Aristote professe que tous les êtres humains désirent naturellement savoir. Notre propre expérience, elle, nous enseigne que tous les êtres humains veulent aussi ne pas savoir – et ce, parfois farouchement. Cela a été vrai de tout temps, mais il est des périodes de l’histoire où le déni de vérités évidentes semble prendre le dessus, comme si des bacilles psychologiques se propageaient par des moyens inconnus, l’antidote perdant soudain son efficacité. Nous vivons aujourd’hui en de tels temps.

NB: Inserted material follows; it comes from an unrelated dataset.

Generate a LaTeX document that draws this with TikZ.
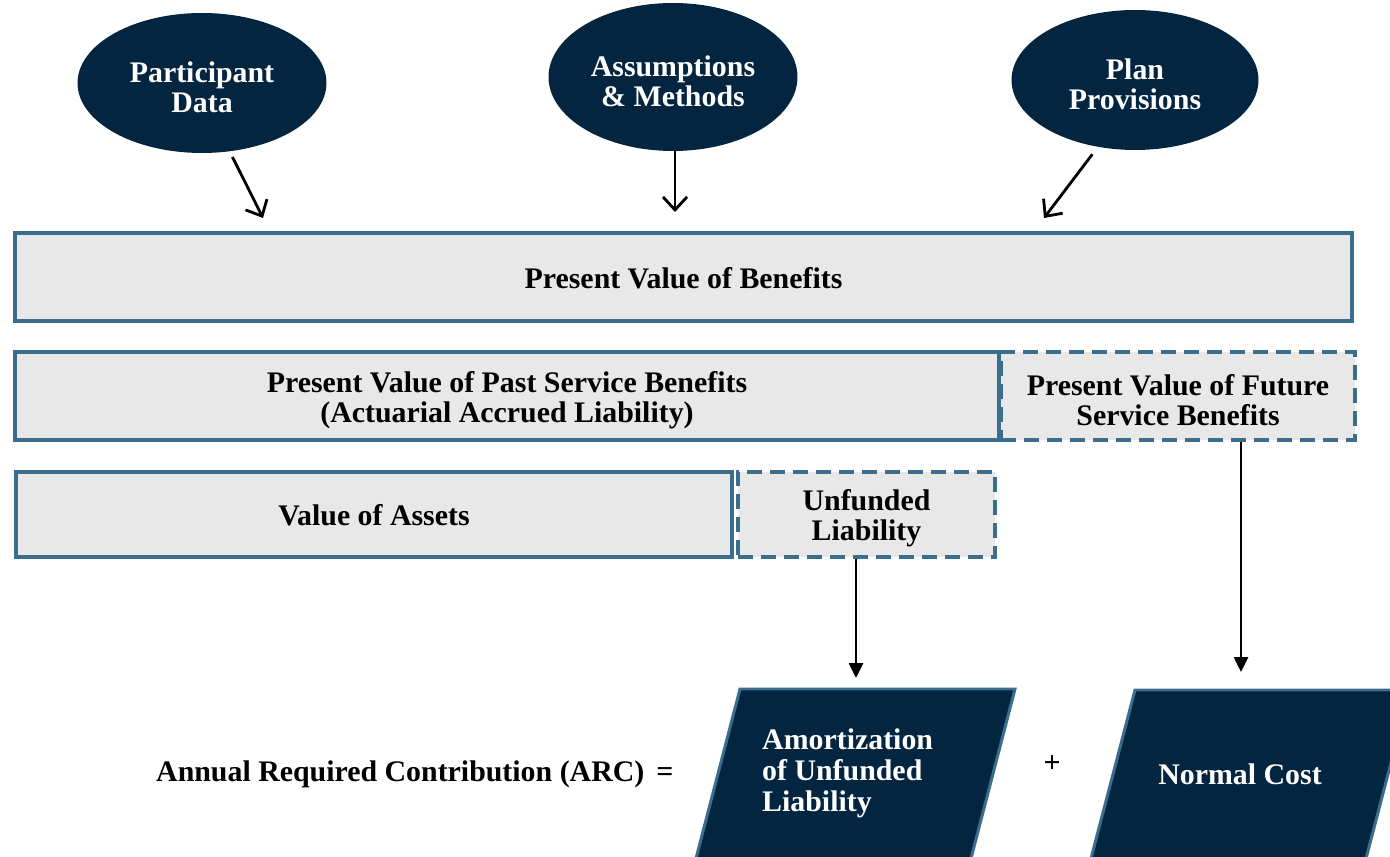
\documentclass[tikz,border=0pt]{standalone}
\usepackage{fontspec}
\usepackage{xcolor}
\usepackage{tikz}
\usetikzlibrary{shapes.geometric}
\usetikzlibrary{arrows.meta,arrows}
\setmainfont{Liberation Serif}
\definecolor{navy}{RGB}{3,37,63}
\definecolor{steel}{RGB}{59,109,140}
\definecolor{panel}{RGB}{232,232,232}
\newcommand{\labelfont}{\bfseries\fontsize{17}{17}\selectfont}
\newcommand{\topstrut}{\rule{0pt}{16.5pt}}
\tikzset{
  source/.style={ellipse, fill=navy, text=white, minimum width=4.98cm, minimum height=2.8cm, align=center, font=\labelfont},
  valuebox/.style={rectangle, draw=steel, fill=panel, line width=2.2pt, align=center, font=\labelfont, inner sep=0pt},
  dashbox/.style={valuebox, line width=2pt, dash pattern=on 0.3cm off 0.16cm},
  costbox/.style={fill=navy, draw=steel, line width=1.7pt},
  inarrow/.style={line width=1.6pt, -{Straight Barb[length=2.6mm,width=4.8mm]}},
  outarrow/.style={line width=1.5pt, -{Triangle[length=3mm,width=2.8mm]}},
}

\begin{document}
\begin{tikzpicture}[x=0.02cm, y=-0.02cm]
\useasboundingbox (0,0) rectangle (1390,857);
\clip (0,0) rectangle (1390,857);

% inputs
\node[source] (pd) at (202,83) {\topstrut Participant\\Data};
\node[source, minimum height=2.96cm] (am) at (673,77) {\topstrut Assumptions\\\& Methods};
\node[source, minimum width=4.94cm] (pp) at (1135,80) {\topstrut Plan\\Provisions};

% liability blocks
\node[valuebox, minimum width=26.74cm, minimum height=1.76cm] (pvb) at (683.5,277) {\rule{0pt}{13pt}Present Value of Benefits};
\node[dashbox, minimum width=7.08cm, minimum height=1.76cm] (fut) at (1178,396) {\topstrut Present Value of Future\\Service Benefits};
\node[valuebox, minimum width=19.68cm, minimum height=1.76cm] (past) at (507,396) {\topstrut Present Value of Past Service Benefits\\(Actuarial Accrued Liability)};
\node[dashbox, minimum width=5.14cm, minimum height=1.70cm] (unf) at (866.5,514.5) {\topstrut Unfunded\\Liability};
\node[valuebox, minimum width=14.32cm, minimum height=1.70cm] (assets) at (374,514.5) {\rule{0pt}{13pt}Value of Assets};

\coordinate (pd-in) at (263,218);
\coordinate (am-in) at (675,212);
\coordinate (pp-in) at (1044,218);
\draw[inarrow, shorten <=0.12cm] (pd.292) -- (pd-in);
\draw[inarrow] (am.south -| am-in) -- (am-in);
\draw[inarrow, shorten <=0.18cm] (pp.241) -- (pp-in);

% contribution
\draw[costbox] (740,689) -- (1015,689) -- (968,870) -- (693,870) -- cycle;
\draw[costbox] (1135,690) -- (1410,690) -- (1363,870) -- (1088,870) -- cycle;
\node[anchor=west, align=left, text=white, font=\bfseries\fontsize{17}{17.6}\selectfont] (amz) at (756,773) {Amortization\\of Unfunded\\Liability};
\node[text=white, font=\labelfont] (nc) at (1240,774) {Normal Cost};
\node[anchor=west, font=\labelfont] (arc) at (150,774) {Annual Required Contribution (ARC)\hspace{0.15em} =};
\node[font=\labelfont] (plus) at (1052,764) {+};

\coordinate (amz-in) at (856,678);
\coordinate (nc-in) at (1241,672);
\draw[outarrow] (unf.south -| amz-in) -- (amz-in);
\draw[outarrow] (fut.south -| nc-in) -- (nc-in);
\end{tikzpicture}
\end{document}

A l’ère des démagogues triomphe en effet une passion pour l’ignorance. De plus en plus de nos contemporains considèrent les arguments rationnels comme un jeu de dupes dont le seul but serait de dissimuler les manipulations du pouvoir. D’autres pensent détenir un accès privilégié à la vérité qui les dispense de toute remise en question. Des foules hypnotisées suivent des gourous fous à lier, des rumeurs irrationnelles provoquent des actes fanatiques, la pensée magique supplante le bon sens et le savoir. Et, pour couronner le tout, nous voyons de brillants prophètes de l’ignorance, savants contempteurs du savoir, idéaliser « le peuple » pour l’encourager à résister au doute et à ériger des remparts tout autour de ses croyances sclérosées. Dans un monde pareil, ceux d’entre nous qui sont attachés à la raison et au débat peuvent quelque peu avoir l’impression d’être apatrides.

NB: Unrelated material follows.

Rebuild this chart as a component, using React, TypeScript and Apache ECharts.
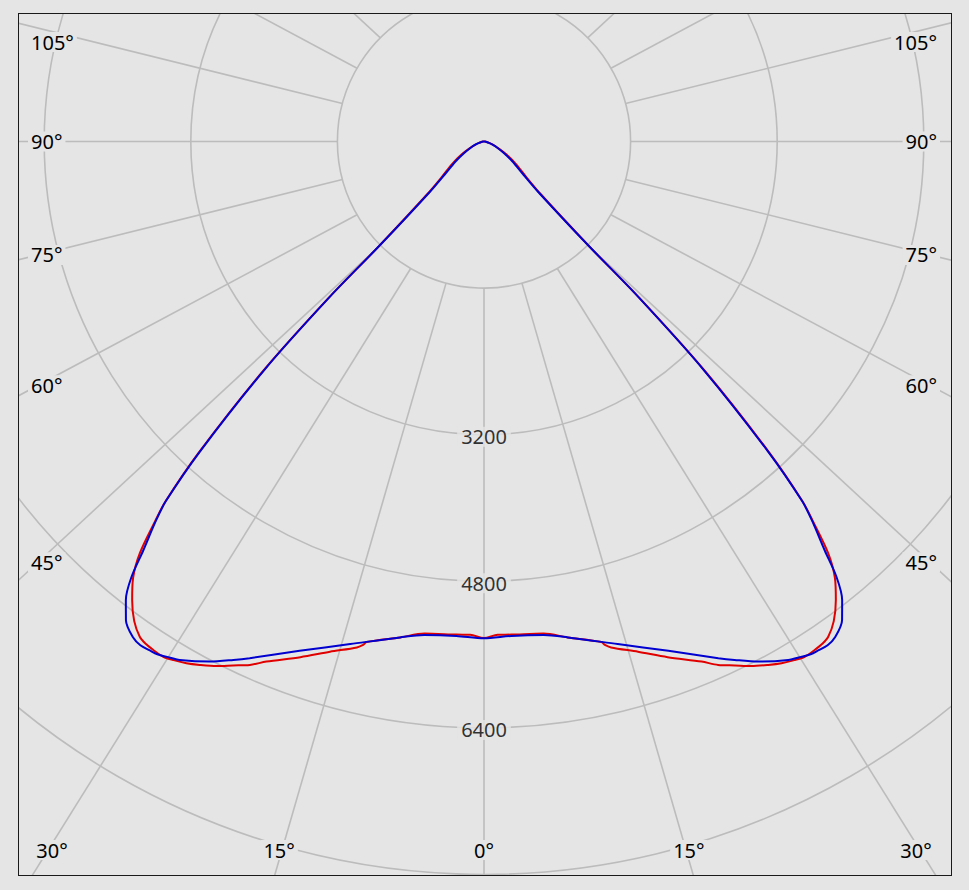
import React, { useEffect, useRef } from "react";
import * as echarts from "echarts";

// C90-C270 plane (blue): gamma angle (deg from nadir) and intensity (cd)
const blueGamma = [0, 3.2, 6.9, 9.6, 14.9, 19.9, 24.4, 25.8, 27.8, 30.4, 31.6, 32.5, 33.3, 34.3, 35.3, 36.8, 38.0, 39.0, 39.8, 40.9, 41.5, 42.5, 43.9, 44.8, 45.1, 47.1, 50, 55, 60, 65, 70, 75, 80, 85, 90];
const blueIntensity = [5422, 5405, 5426, 5489, 5676, 5912, 6192, 6285, 6417, 6560, 6604, 6635, 6645, 6655, 6630, 6524, 6349, 6112, 5810, 5461, 5240, 4590, 3450, 2386, 1601, 805, 560, 380, 250, 160, 95, 55, 28, 10, 0];

// C0-C180 plane (red)
const redGamma = [0, 1.6, 3.2, 6.9, 9.6, 13.2, 13.5, 14.1, 16.8, 19.6, 22.7, 24.1, 25.6, 27.0, 28.5, 29.7, 30.9, 31.9, 33.0, 34.0, 34.8, 36.1, 37.5, 38.8, 39.9, 40.9, 41.5, 42.5, 43.9, 44.8, 45.1, 47.1, 50, 55, 60, 65, 70, 75, 80, 85, 90];
const redIntensity = [5420, 5385, 5390, 5410, 5489, 5610, 5651, 5693, 5817, 5974, 6153, 6258, 6341, 6425, 6500, 6555, 6597, 6624, 6620, 6609, 6583, 6479, 6308, 6112, 5854, 5480, 5250, 4620, 3480, 2410, 1640, 850, 600, 420, 280, 170, 100, 58, 30, 11, 0];

const radiusTicks = [1600, 3200, 4800, 6400, 8000, 9600];
const radiusLabelValues = [3200, 4800, 6400];
const gridAngles = [-165, -150, -135, -120, -105, -90, -75, -60, -45, -30, -15, 0, 15, 30, 45, 60, 75, 90, 105, 120, 135, 150, 165, 180];
const angleLabelValues = [105, 90, 75, 60, 45, 30, 15, 0, -15, -30, -45, -60, -75, -90, -105];

const BG = "#e5e5e5";
const GRID = "#bcbcbc";
const FONT = '"Noto Sans", sans-serif';
const W = 932;
const H = 861;
const CX = 465;
const CY = 127.5;
const PX_PER_CD = 146.6 / 1600;
const R_MAX = 9600;
const STRETCH = 1.08;

function mirrored(g: number[], v: number[]) {
  const pts: number[][] = [];
  for (let i = g.length - 1; i >= 0; i--) pts.push([v[i], -g[i]]);
  for (let i = 1; i < g.length; i++) pts.push([v[i], g[i]]);
  return pts;
}

function gridSegment(a: number) {
  const rad = (a * Math.PI) / 180;
  const s = Math.sin(rad);
  const c = Math.cos(rad);
  const r0 = radiusTicks[0];
  const sx = r0 * s;
  const sy = r0 * c;
  const dx = STRETCH * s;
  const dy = c;
  const n = Math.hypot(dx, dy);
  const L = 12000;
  const ex = sx + (L * dx) / n;
  const ey = sy + (L * dy) / n;
  return [
    [r0, a],
    [Math.hypot(ex, ey), (Math.atan2(ex, ey) * 180) / Math.PI],
  ];
}

function angleLabelPos(a: number) {
  const rad = (a * Math.PI) / 180;
  const s = Math.sin(rad);
  const c = Math.cos(rad);
  const r1 = radiusTicks[0] * PX_PER_CD;
  const sx = CX - r1 * s;
  const sy = CY + r1 * c;
  const dx = -STRETCH * s;
  const dy = c;
  const leftX = 19;
  const rightX = 911;
  const bottomY = 846;
  let tSide = Infinity;
  if (dx < -1e-9) tSide = (leftX - sx) / dx;
  else if (dx > 1e-9) tSide = (rightX - sx) / dx;
  const tBottom = dy > 1e-9 ? (bottomY - sy) / dy : Infinity;
  if (tBottom < tSide) {
    const x = Math.min(897, Math.max(33, sx + tBottom * dx));
    return { x, y: 836, align: "center" };
  }
  const y = Math.min(836, Math.max(28, sy + tSide * dy));
  return dx < 0 ? { x: 9, y, align: "left" } : { x: 921, y, align: "right" };
}

export default function App() {
  const ref = useRef<HTMLDivElement>(null);

  useEffect(() => {
    if (!ref.current) return;
    const chart = echarts.init(ref.current, null, { renderer: "svg" });

    const gridSeries = gridAngles.map((a) => ({
      type: "line",
      coordinateSystem: "polar",
      data: gridSegment(a),
      symbol: "none",
      silent: true,
      z: 1,
      lineStyle: { color: GRID, width: 1.6 },
    }));

    const labels = angleLabelValues.map((a) => {
      const p = angleLabelPos(a);
      return {
        type: "text",
        x: p.x,
        y: p.y,
        z: 100,
        silent: true,
        style: {
          text: `${Math.abs(a)}°`,
          fill: "#000",
          font: `20px ${FONT}`,
          align: p.align,
          verticalAlign: "middle",
          backgroundColor: BG,
          padding: [0, 3],
        },
      };
    });

    chart.setOption({
      animation: false,
      backgroundColor: BG,
      polar: { center: [CX, CY], radius: R_MAX * PX_PER_CD },
      angleAxis: {
        type: "value",
        min: -180,
        max: 180,
        startAngle: 90,
        clockwise: true,
        axisLine: { show: false },
        axisTick: { show: false },
        axisLabel: { show: false },
        splitLine: { show: false },
      },
      radiusAxis: {
        type: "value",
        min: 0,
        max: R_MAX,
        interval: 1600,
        axisLine: { show: false },
        axisTick: { show: false },
        axisLabel: { show: false },
        splitLine: { show: true, lineStyle: { color: GRID, width: 1.6 } },
      },
      graphic: labels,
      series: [
        ...gridSeries,
        {
          type: "line",
          coordinateSystem: "polar",
          data: mirrored(redGamma, redIntensity),
          symbol: "none",
          smooth: 0.3,
          silent: true,
          z: 3,
          lineStyle: { color: "#e00000", width: 2 },
        },
        {
          type: "line",
          coordinateSystem: "polar",
          data: mirrored(blueGamma, blueIntensity),
          symbol: "none",
          smooth: 0.3,
          silent: true,
          z: 4,
          lineStyle: { color: "#0000d0", width: 2 },
        },
        {
          type: "scatter",
          coordinateSystem: "polar",
          data: radiusLabelValues.map((v) => [v, 0]),
          symbolSize: 1,
          silent: true,
          z: 10,
          itemStyle: { color: "rgba(0,0,0,0)" },
          label: {
            show: true,
            position: "inside",
            formatter: (p: any) => String(p.value[0]),
            color: "#000",
            fontSize: 20,
            fontFamily: FONT,
            backgroundColor: BG,
            padding: [0, 4],
            offset: [0, 2],
          },
        },
      ],
    });

    return () => chart.dispose();
  }, []);

  return (
    <div style={{ position: "absolute", left: 0, top: 0, width: 969, height: 890, background: BG }}>
      <div
        style={{
          position: "absolute",
          left: 18,
          top: 13,
          width: W + 2,
          height: H + 2,
          boxSizing: "border-box",
          border: "1px solid #1a1a1a",
          overflow: "hidden",
        }}
      >
        <div ref={ref} style={{ width: W, height: H }} />
      </div>
    </div>
  );
}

Il est toujours possible de trouver des causes historiques proches à ces poussées de fièvre irrationnelle. Mais ces explications nous empêchent parfois de reconnaître que la source de ce mal est plus profonde, qu’elle gît en nous-mêmes et traverse ce monde indifférent à nos désirs.

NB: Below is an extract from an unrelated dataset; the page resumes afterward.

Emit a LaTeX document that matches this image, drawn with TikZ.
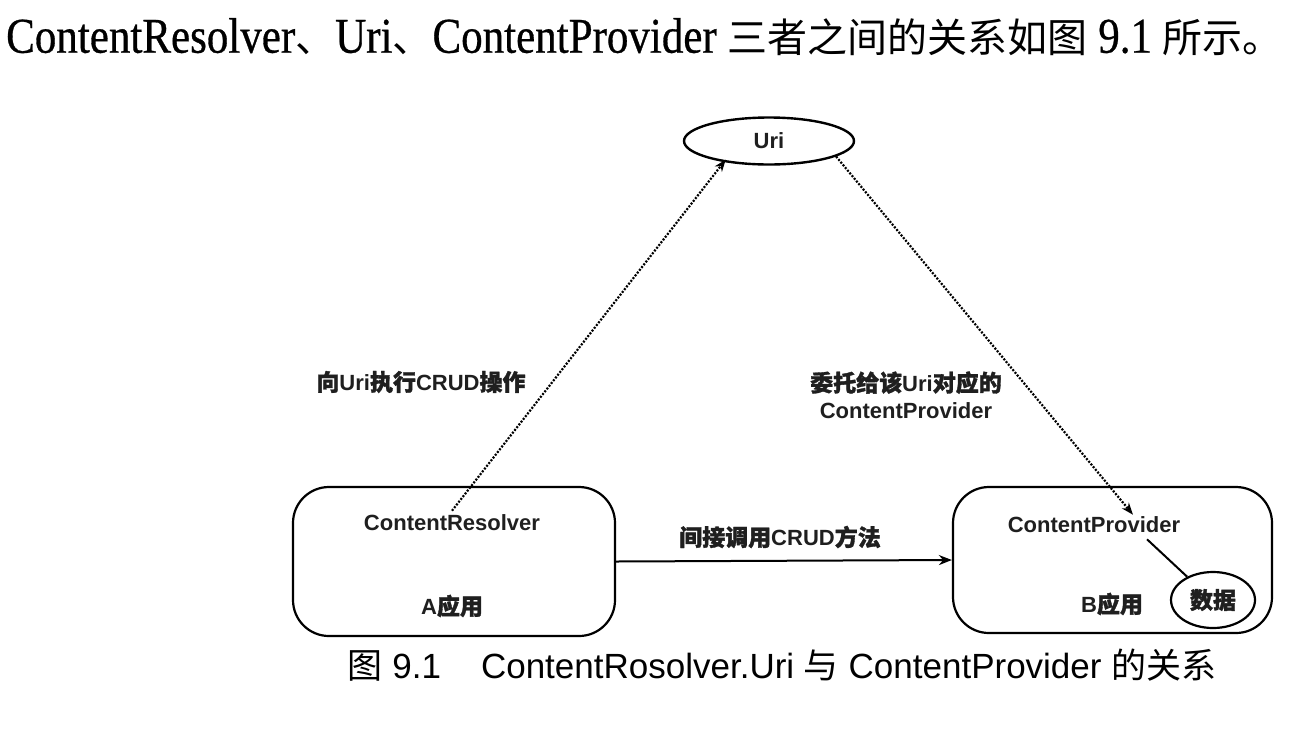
\documentclass[tikz,border=0pt]{standalone}
\usepackage{fontspec}
\setmainfont{Liberation Serif}
\newfontfamily\tms{Liberation Serif}[FakeStretch=0.86,FakeBold=0.6]
\newfontfamily\lsans{Liberation Sans}
\newfontfamily\cjk{Noto Sans CJK SC}
\newfontfamily\cjkb{Noto Sans CJK SC}[FakeBold=1.4]
\usetikzlibrary{shapes.geometric,arrows.meta,calc}
\newcommand{\zh}[1]{{\cjkb\fontsize{23}{28}\selectfont #1}}
\newcommand{\zr}[1]{{\cjk #1}}
\newcommand{\zt}[1]{{\cjk\fontsize{40}{44}\selectfont #1}}
\tikzset{
  lbl/.style={font=\lsans\bfseries\fontsize{22}{27}\selectfont, text=black!88, inner sep=0pt, align=center},
  appbox/.style={draw, line width=2.2pt, rounded corners=36pt, minimum width=322pt, minimum height=149pt},
  oval/.style={draw, ellipse, line width=2.4pt, inner sep=0pt},
  dotarrow/.style={line width=2.2pt, dash pattern=on 2pt off 1.5pt, -{Stealth[length=12pt,width=9pt]}},
  solidarrow/.style={line width=2pt, -{Stealth[length=13pt,width=10pt]}},
}
\begin{document}
\begin{tikzpicture}[x=1pt,y=-1pt]
\useasboundingbox (0,0) rectangle (1298,732);
% top line
\node[anchor=west, inner sep=0pt, font=\tms\fontsize{50}{60}\selectfont] (topline) at (6,37)
 {ContentResolver\zt{、}Uri\zt{、}ContentProvider \zt{三者之间的关系如图} 9.1 \zt{所示。}};
% ellipse Uri
\node[oval, minimum width=170pt, minimum height=47pt, lbl] (uri) at (769,141) {Uri};
% boxes
\node[appbox] (boxA) at (454,561.5) {};
\node[appbox, minimum width=319pt, minimum height=146pt] (boxB) at (1112.5,560) {};
% texts inside
\node[lbl] (cr) at (452,523) {ContentResolver};
\node[lbl] (aapp) at (452,606) {A\zh{应用}};
\node[lbl] (cp) at (1094,525) {ContentProvider};
\node[lbl] (bapp) at (1112,604) {B\zh{应用}};
\node[oval, minimum width=84pt, minimum height=56pt, line width=2.2pt, lbl] (data) at (1213,600) {\zh{数据}};
% labels
\node[lbl] (l1) at (421,382) {\zh{向}Uri\zh{执行}CRUD\zh{操作}};
\node[lbl] (l2) at (906,395) {\zh{委托给该}Uri\zh{对应的}\\ContentProvider};
\node[lbl] (l3) at (780,537) {\zh{间接调用}CRUD\zh{方法}};
% connectors
\draw[dotarrow, shorten >=-3pt] ($(cr.north)+(0,-4)$) -- (uri.205);
\draw[dotarrow] (uri.-13) -- ($(cp.north)+(39,-2)$);
\draw[solidarrow] (boxA.east) -- (boxB.west);
\draw[line width=2pt] ($(cp.south)+(53,6)$) -- (data.138);
% caption
\node[inner sep=0pt, font=\lsans\fontsize{35}{40}\selectfont] (cap) at (782,665)
 {\zr{图} 9.1\hspace{40pt}ContentRosolver.Uri \zr{与} ContentProvider \zr{的关系}};
\end{tikzpicture}
\end{document}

Le monde est un lieu récalcitrant, certes, et il est des choses à son sujet que nous préférerions ne pas reconnaître. Certaines sont des vérités inconfortables sur nous-mêmes – ce sont les plus difficiles à accepter. D’autres sont des vérités sur la réalité extérieure qui, une fois qu’elles nous sont révélées, nous privent de croyances et de sentiments qui, d’une façon ou d’une autre, rendaient notre vie meilleure, plus facile à vivre – du moins le pensons-nous. Le désenchantement produit par le savoir est une expérience aussi douloureuse que commune, et il n’est pas surprenant que ce vers d’un poème anglais [de Thomas Gray (1716-1771)] soit devenu un adage bien connu : « L’ignorance est le bonheur ».